Food & Drink

Building a better margarita and carving a flavorful path to summer fun

Kevin Hopper regards margaritas as holy to the summer ritual, and demands full reverence when shaking them at Capitol Bar on West State Street.
Kevin Hopper regards margaritas as holy to the summer ritual, and demands full reverence when shaking them at Capitol Bar on West State Street. For the Statesman

If you are one to throw the occasional backyard shindig, you likely know your way around a margarita recipe. And to be frank, I’m not talking about cheap tequila and Mr. & Mrs. T Margarita Mix. Please don’t stoop to that level for your guests. There is a simpler and better-tasting approach that will garner much more conversation and lasting memories.

I’m talking about fresh lime juice (no substitutes), a sweet element and tequila. That sweetness could come in the form of sugar, simple syrup or an orange liqueur such as Cointreau or Grand Marnier. My new very affordable favorite is Naranja Orange Liqueur as a substitute for Cointreau or Triple Sec.

Fresh lime juice makes a world of difference, and since the citrus and sugar elements are separate ingredients, it lends the bartender more freedom to have discretion over how sweet or tart the final product is.

I have always maintained that the simplest margarita recipe is half an ounce each of fresh-squeezed lime juice and simple syrup (equal parts sugar and water), and 2 ounces of premium tequila.
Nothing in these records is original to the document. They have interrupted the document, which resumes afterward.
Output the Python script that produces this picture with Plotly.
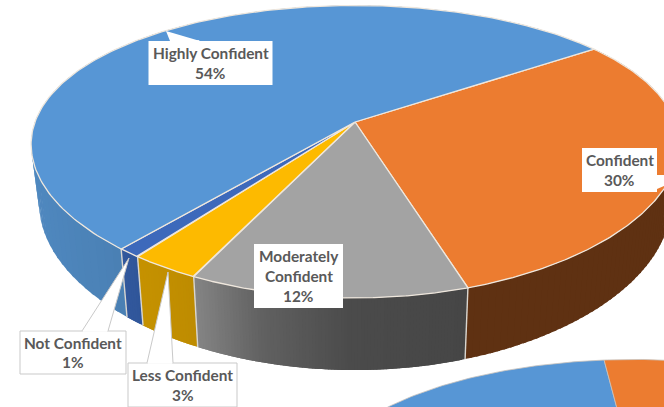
import numpy as np
import plotly.graph_objects as go

# Main pie
categories = ["Highly Confident", "Confident", "Moderately Confident", "Less Confident", "Not Confident"]
shares = [54, 30, 12, 3, 1]
# Drawing order runs clockwise starting from the Confident wedge
clockwise = ["Confident", "Moderately Confident", "Less Confident", "Not Confident", "Highly Confident"]
top_colors = {"Highly Confident": "#5796d5", "Confident": "#ec7c30", "Moderately Confident": "#a3a3a3",
              "Less Confident": "#fdba00", "Not Confident": "#3d69bb"}
side_stops = {"Highly Confident": [(30, "#4f88bf"), (120, "#4a80b4")],
              "Confident": [(460, "#5f3112"), (664, "#5f3112")],
              "Moderately Confident": [(195, "#848484"), (260, "#616161"), (350, "#4b4b4b"), (466, "#464646")],
              "Less Confident": [(135, "#c69200"), (200, "#bd8b00")],
              "Not Confident": [(115, "#33599f"), (145, "#2f5597")]}
start_angle = 54.5

# Neighbouring pie peeking in at the bottom of the frame
second_names = ["Blue part", "Orange part"]
second_shares = [58, 42]
second_colors = ["#5796d5", "#ec7c30"]
second_start = -6.4 - 58 * 3.6

# Projection of the tilted disc
APEX = (355, 122)
SECOND_APEX = (635, 476)
A, B, K_X, K_Y = 320, 140.2, 0.155, 0.203
DEPTH, SHRINK = 57.5, 0.975
SEPARATOR = "#efe7dd"
LINE_GAP = 19.7
MAX_STRIPS = 90


def project(theta, apex, bottom=False):
    t = np.radians(np.asarray(theta, dtype=float))
    u, v = np.sin(t), -np.cos(t)
    fx, fy = 1 / (1 - K_X * v), 1 / (1 - K_Y * v)
    x, y = A * u * fx, B * v * fy
    if bottom:
        return apex[0] + SHRINK * x, apex[1] + y + DEPTH * fy
    return apex[0] + x, apex[1] + y


def blend(stops, x):
    xs = [s[0] for s in stops]
    rgb = [[int(s[1][i:i + 2], 16) for s in stops] for i in (1, 3, 5)]
    return "rgb({:.0f},{:.0f},{:.0f})".format(*[np.interp(x, xs, c) for c in rgb])


def polygon(x, y, fill, line=None, width=0.0):
    return go.Scatter(x=list(x), y=list(y), mode="lines", fill="toself", fillcolor=fill,
                      line=dict(color=line or fill, width=width), hoverinfo="skip", showlegend=False)


share_of = dict(zip(categories, shares))
spans, angle = [], start_angle
for name in clockwise:
    spans.append((name, angle, angle + share_of[name] * 3.6))
    angle += share_of[name] * 3.6

fig = go.Figure()

# Outer wall, built from narrow overlapping strips so the shading can vary along it
for name, a0, a1 in spans:
    steps = int(np.clip((a1 - a0) / 0.5, 2, MAX_STRIPS))
    edges = np.linspace(a0, a1, steps + 1)
    for e0, e1 in zip(edges[:-1], edges[1:]):
        reach = min(a1, e1 + 0.6)
        tx, ty = project([e0, reach], APEX)
        bx, by = project([reach, e0], APEX, bottom=True)
        mid_x = project((e0 + e1) / 2, APEX)[0]
        fig.add_trace(polygon(list(tx) + list(bx), list(ty) + list(by), blend(side_stops[name], mid_x)))

# Light seams where two wedges meet on the wall
for name, a0, a1 in spans[:4]:
    tx, ty = project(a1, APEX)
    bx, by = project(a1, APEX, bottom=True)
    fig.add_trace(go.Scatter(x=[tx, bx], y=[ty, by], mode="lines", line=dict(color="#d9d6d0", width=1.4),
                             hoverinfo="skip", showlegend=False))

# Top faces
for name, a0, a1 in spans:
    arc = np.linspace(a0, a1, 200)
    ax, ay = project(arc, APEX)
    fig.add_trace(polygon([APEX[0], *ax, APEX[0]], [APEX[1], *ay, APEX[1]], top_colors[name], SEPARATOR, 1.3))

# Second pie
angle = second_start
for share, color in zip(second_shares, second_colors):
    arc = np.linspace(angle, angle + share * 3.6, 200)
    ax, ay = project(arc, SECOND_APEX)
    fig.add_trace(polygon([SECOND_APEX[0], *ax, SECOND_APEX[0]], [SECOND_APEX[1], *ay, SECOND_APEX[1]], color, "#c9c3bc", 0.8))
    angle += share * 3.6

# Callout boxes: left, top, right, bottom, pointer, text lines, outline
callouts = [
    (148.5, 41, 272.5, 85, [(170, 41), (166, 31), (200, 41)], ["Highly Confident", "54%"], None),
    (582, 148, 657, 192, [(657, 175), (664, 175), (664, 186), (657, 189)], ["Confident", "30%"], None),
    (254, 244, 343, 308, None, ["Moderately", "Confident", "12%"], None),
    (20, 331, 126, 374, [(82, 331), (129, 258), (108, 331)], ["Not Confident", "1%"], "#c9c9c9"),
    (128, 363, 237, 407, [(147, 363), (168, 272), (173, 363)], ["Less Confident", "3%"], "#c9c9c9"),
]
shapes, annotations = [], []
for x0, y0, x1, y1, pointer, lines, edge in callouts:
    stroke = edge or "rgba(255,255,255,0)"
    shapes.append(dict(type="rect", x0=x0, y0=y0, x1=x1, y1=y1, xref="x", yref="y", layer="above",
                       fillcolor="white", line=dict(color=stroke, width=1)))
    if pointer:
        path = "M " + " L ".join(f"{px},{py}" for px, py in pointer)
        shapes.append(dict(type="path", path=path, xref="x", yref="y", layer="above",
                           fillcolor="white", line=dict(color=stroke, width=1)))
        # hide the stroke where the pointer joins its box
        shapes.append(dict(type="line", x0=pointer[0][0] + 0.8, y0=pointer[0][1], x1=pointer[-1][0] - 0.8,
                           y1=pointer[-1][1], xref="x", yref="y", layer="above",
                           line=dict(color="white", width=1.6)))
    middle = (y0 + y1) / 2
    for i, text in enumerate(lines):
        annotations.append(dict(x=(x0 + x1) / 2, y=middle + (i - (len(lines) - 1) / 2) * LINE_GAP,
                                xref="x", yref="y", text=text,
                                showarrow=False, xanchor="center", yanchor="middle",
                                font=dict(family="Lato", size=15.4, color="#595959", weight="bold")))

fig.update_layout(
    width=664, height=407, margin=dict(l=0, r=0, t=0, b=0),
    paper_bgcolor="white", plot_bgcolor="white", showlegend=False,
    xaxis=dict(range=[0, 664], visible=False, fixedrange=True),
    yaxis=dict(range=[407, 0], visible=False, fixedrange=True),
    shapes=shapes, annotations=annotations,
)
fig.write_html("out.html", config={"displayModeBar": False})
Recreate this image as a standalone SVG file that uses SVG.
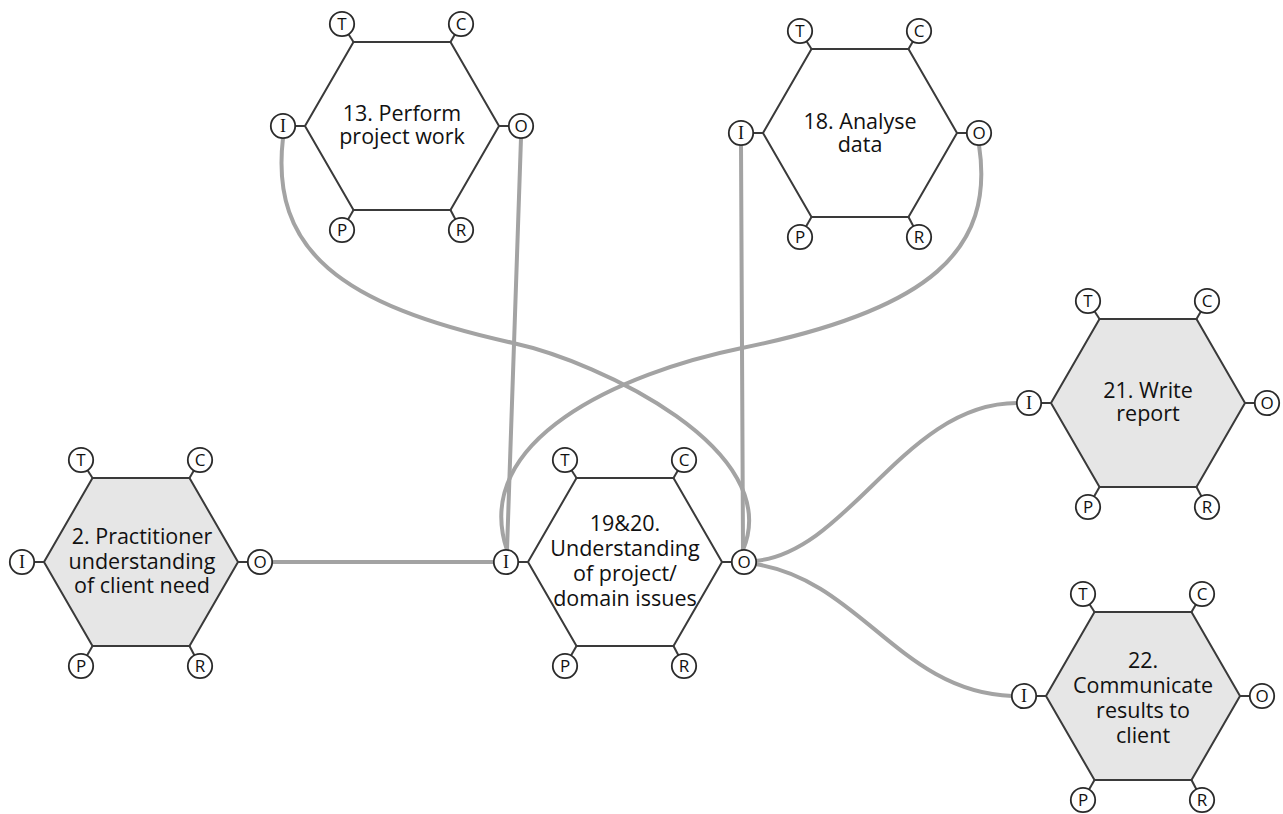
<svg xmlns="http://www.w3.org/2000/svg" width="1283" height="814" viewBox="0 0 1283 814">
<style>
.hex{stroke:#3a3a3a;stroke-width:2;stroke-linejoin:miter}
.white{fill:#ffffff}
.grey{fill:#e6e6e6}
.stub{stroke:#3a3a3a;stroke-width:2}
.port{fill:#ffffff;stroke:#2a2a2a;stroke-width:1.8}
.pl{font-family:"Open Sans","Noto Sans",sans-serif;font-size:17px;fill:#111;text-anchor:middle}
.pi{font-family:"Liberation Serif",serif;font-size:18px;fill:#111;text-anchor:middle}
.lbl{font-family:"Open Sans","Noto Sans",sans-serif;font-size:21.5px;fill:#111;text-anchor:middle}
.conn{fill:none;stroke:#a3a3a3;stroke-width:4;stroke-linecap:round}
</style>
<defs>
<g id="ports">
<line class="stub" x1="-97" y1="0" x2="-119" y2="0"/>
<line class="stub" x1="97" y1="0" x2="119" y2="0"/>
<line class="stub" x1="-48.5" y1="-84" x2="-60" y2="-102"/>
<line class="stub" x1="48.5" y1="-84" x2="59" y2="-102"/>
<line class="stub" x1="-48.5" y1="84" x2="-60" y2="104"/>
<line class="stub" x1="48.5" y1="84" x2="59" y2="104"/>
<circle class="port" cx="-60" cy="-102" r="12.2"/>
<circle class="port" cx="59" cy="-102" r="12.2"/>
<circle class="port" cx="-119" cy="0" r="12.2"/>
<circle class="port" cx="119" cy="0" r="12.2"/>
<circle class="port" cx="-60" cy="104" r="12.2"/>
<circle class="port" cx="59" cy="104" r="12.2"/>
<text class="pl" x="-60" y="-96">T</text>
<text class="pl" x="59" y="-96">C</text>
<text class="pi" x="-119" y="6">I</text>
<text class="pl" x="119" y="6">O</text>
<text class="pl" x="-60" y="110">P</text>
<text class="pl" x="59" y="110">R</text>
</g>
</defs>
<g id="connectors">
<line class="conn" x1="271.5" y1="562" x2="495" y2="562"/>
<line class="conn" x1="521" y1="138" x2="507" y2="550"/>
<line class="conn" x1="741" y1="145" x2="743" y2="550"/>
<path class="conn" d="M283 138 C270 250 340 305 513 343 C600 362 785 450 743 550"/>
<path class="conn" d="M979 145 C995 250 930 310 742 348 C620 373 470 440 507 550"/>
<path class="conn" d="M755 561 C850 552 905 402 1018 403"/>
<path class="conn" d="M755 564 C860 580 900 692 1012 696"/>
</g>
<g id="node13" transform="translate(402,126)">
<polygon class="hex white" points="-97,0 -48.5,-84 48.5,-84 97,0 48.5,84 -48.5,84"/>
<use href="#ports"/>
<text class="lbl" x="0" y="-5">13. Perform<tspan x="0" dy="23">project work</tspan></text>
</g>
<g id="node18" transform="translate(860,133)">
<polygon class="hex white" points="-97,0 -48.5,-84 48.5,-84 97,0 48.5,84 -48.5,84"/>
<use href="#ports"/>
<text class="lbl" x="0" y="-4">18. Analyse<tspan x="0" dy="23">data</tspan></text>
</g>
<g id="node2" transform="translate(141,562)">
<polygon class="hex grey" points="-97,0 -48.5,-84 48.5,-84 97,0 48.5,84 -48.5,84"/>
<use href="#ports"/>
<text class="lbl" x="1" y="-18">2. Practitioner<tspan x="1" dy="25">understanding</tspan><tspan x="1" dy="24">of client need</tspan></text>
</g>
<g id="node19" transform="translate(625,562)">
<polygon class="hex white" points="-97,0 -48.5,-84 48.5,-84 97,0 48.5,84 -48.5,84"/>
<use href="#ports"/>
<text class="lbl" x="0" y="-31">19&amp;20.<tspan x="0" dy="25">Understanding</tspan><tspan x="0" dy="25">of project/</tspan><tspan x="0" dy="25">domain issues</tspan></text>
</g>
<g id="node21" transform="translate(1148,403)">
<polygon class="hex grey" points="-97,0 -48.5,-84 48.5,-84 97,0 48.5,84 -48.5,84"/>
<use href="#ports"/>
<text class="lbl" x="0" y="-5">21. Write<tspan x="0" dy="23">report</tspan></text>
</g>
<g id="node22" transform="translate(1143,696)">
<polygon class="hex grey" points="-97,0 -48.5,-84 48.5,-84 97,0 48.5,84 -48.5,84"/>
<use href="#ports"/>
<text class="lbl" x="0" y="-28">22.<tspan x="0" dy="25">Communicate</tspan><tspan x="0" dy="25">results to</tspan><tspan x="0" dy="25">client</tspan></text>
</g>
</svg>
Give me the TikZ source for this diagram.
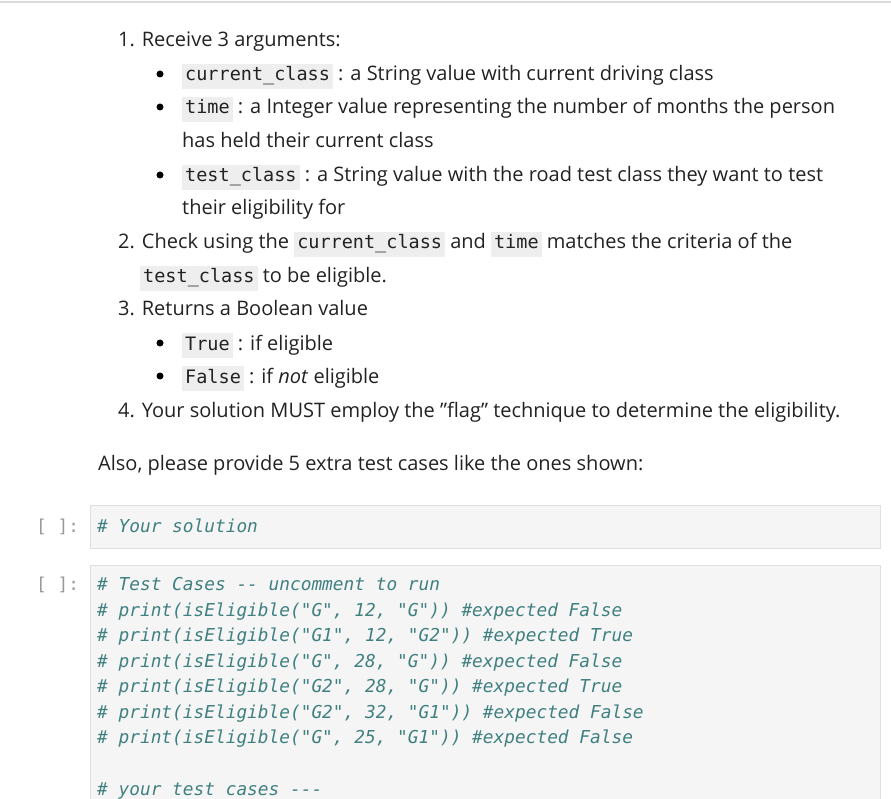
\documentclass[tikz,border=0pt]{standalone}
\usepackage{fontspec}
\setmainfont{Open Sans}[Ligatures=ResetAll]
\setmonofont{DejaVu Sans Mono}
\definecolor{codebg}{HTML}{EEEEEE}
\definecolor{cellbg}{HTML}{F5F5F5}
\definecolor{cellbd}{HTML}{DFDFDF}
\definecolor{cm}{HTML}{408080}
\definecolor{txt}{HTML}{222222}
\newcommand{\cd}[1]{{\setlength{\fboxsep}{3pt}\colorbox{codebg}{\vphantom{Ag}\fontsize{18.5}{20}\selectfont\ttfamily #1}}}
\newcommand{\qq}{{\char"22}}
\begin{document}
\begin{tikzpicture}[x=1pt,y=-1pt,
  t/.style={anchor=base west,inner sep=0pt,font=\fontsize{20}{22}\selectfont,text=txt},
  cl/.style={anchor=base west,inner sep=0pt,font=\fontsize{17.8}{20}\selectfont\ttfamily\itshape,text=cm},
  pr/.style={anchor=base west,inner sep=0pt,font=\fontsize{17.8}{20}\selectfont\ttfamily,text=black!40},
  cellbox/.style={fill=cellbg,draw=cellbd,line width=0.8pt},
  bul/.style={circle,fill=black,inner sep=0pt,minimum size=7pt}]
\useasboundingbox (0,0) rectangle (891,799);
\draw[black!15,line width=1.5pt] (0,2) -- (891,2);
\node[t] (l1) at (118,47) {1. Receive 3 arguments:};
\node[bul] (b1) at (160,74) {};
\node[t] (l2) at (182,81) {\cd{current\_class} : a String value with current driving class};
\node[bul] (b2) at (160,107) {};
\node[t] (l3) at (182,114) {\cd{time} : a Integer value representing the number of months the person};
\node[t] (l3b) at (182,148) {has held their current class};
\node[bul] (b3) at (160,175) {};
\node[t] (l4) at (182,182) {\cd{test\_class} : a String value with the road test class they want to test};
\node[t] (l4b) at (182,215) {their eligibility for};
\node[t] (l5) at (118,249) {2. Check using the \cd{current\_class} and \cd{time} matches the criteria of the};
\node[t] (l5b) at (140,283) {\cd{test\_class} to be eligible.};
\node[t] (l6) at (118,316) {3. Returns a Boolean value};
\node[bul] (b4) at (160,343) {};
\node[t] (l7) at (182,350) {\cd{True} : if eligible};
\node[bul] (b5) at (160,376) {};
\node[t] (l8) at (182,383) {\cd{False} : if \textit{not} eligible};
\node[t] (l9) at (118,417) {4. Your solution MUST employ the \qq flag\qq{} technique to determine the eligibility.};
\node[t] (l10) at (98,470) {Also, please provide 5 extra test cases like the ones shown:};
\draw[cellbox] (90,505) rectangle (880,548);
\node[pr] (p1) at (36,532) {[ ]:};
\node[cl] (c1) at (97,532) {\# Your solution};
\draw[cellbox] (90,565) rectangle (880,805);
\node[pr] (p2) at (36,590) {[ ]:};
\node[cl] (c2) at (97,590) {\# Test Cases -- uncomment to run};
\node[cl] (c3) at (97,616) {\# print(isEligible("G", 12, "G")) \#expected False};
\node[cl] (c4) at (97,641) {\# print(isEligible("G1", 12, "G2")) \#expected True};
\node[cl] (c5) at (97,667) {\# print(isEligible("G", 28, "G")) \#expected False};
\node[cl] (c6) at (97,692) {\# print(isEligible("G2", 28, "G")) \#expected True};
\node[cl] (c7) at (97,718) {\# print(isEligible("G2", 32, "G1")) \#expected False};
\node[cl] (c8) at (97,743) {\# print(isEligible("G", 25, "G1")) \#expected False};
\node[cl] (c9) at (97,795) {\# your test cases ---};
\end{tikzpicture}
\end{document}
Shake in a cocktail shaker for a good 30 seconds and dump it all in a big glass (salt-rimmed or not). You can’t go wrong.

However, the margarita is an iconic and simple summer cocktail, and one that is rife to individual interpretation. I am not one to mess around with classic cocktail recipes, but I have been playing around with margarita interpretations lately, just because.

The one that I have settled on, and placed on the new signature cocktail menu at Capitol Bar, is called El Capitan. It brings into play another sweet, yet familiar, flavor in pineapple juice, and the not-so-familiar herbal element of green chartreuse. The former lends a summery, tropical aspect to the drink, while the latter introduces a reedy, organic flavor that effectively cuts through the sweetness and creates a unique and satisfying balance. Add in the subtle spicy touch of serrano pepper simple syrup, and you have a showstopper in the works.

This is unmistakably a margarita recipe, but just a little bit different. Different enough to make your guests do a double-take after the first sip, lean in and give you a nod of approval. And isn’t that all a backyard party host is looking for?

If this performs well at your next outdoor soirée, think about experimenting with more obscure liqueurs, such as yellow chartreuse, Galliano, Benedictine or Dubonnet. Subtlety is key here, with a keen eye for striking just the right balance between sweet and sour. As for salt, just throw a pinch in the finished cocktail rather than taking the time to rim the glass. As they say, six of one, half dozen of the other.

El Capitan

2 ounces Lunazul Blanco Tequila

1 ounce Pineapple juice

.5 ounces Green Chartreuse

.5 ounces Lime juice

.5 ounces Serrano syrup

Measure all ingredients into a cocktail shaker. Add ice and shake for 30 seconds. Strain into large rocks glass filled with ice and garnish with a pineapple wedge and maraschino cherry. Enjoy each drop. Repeat as necessary.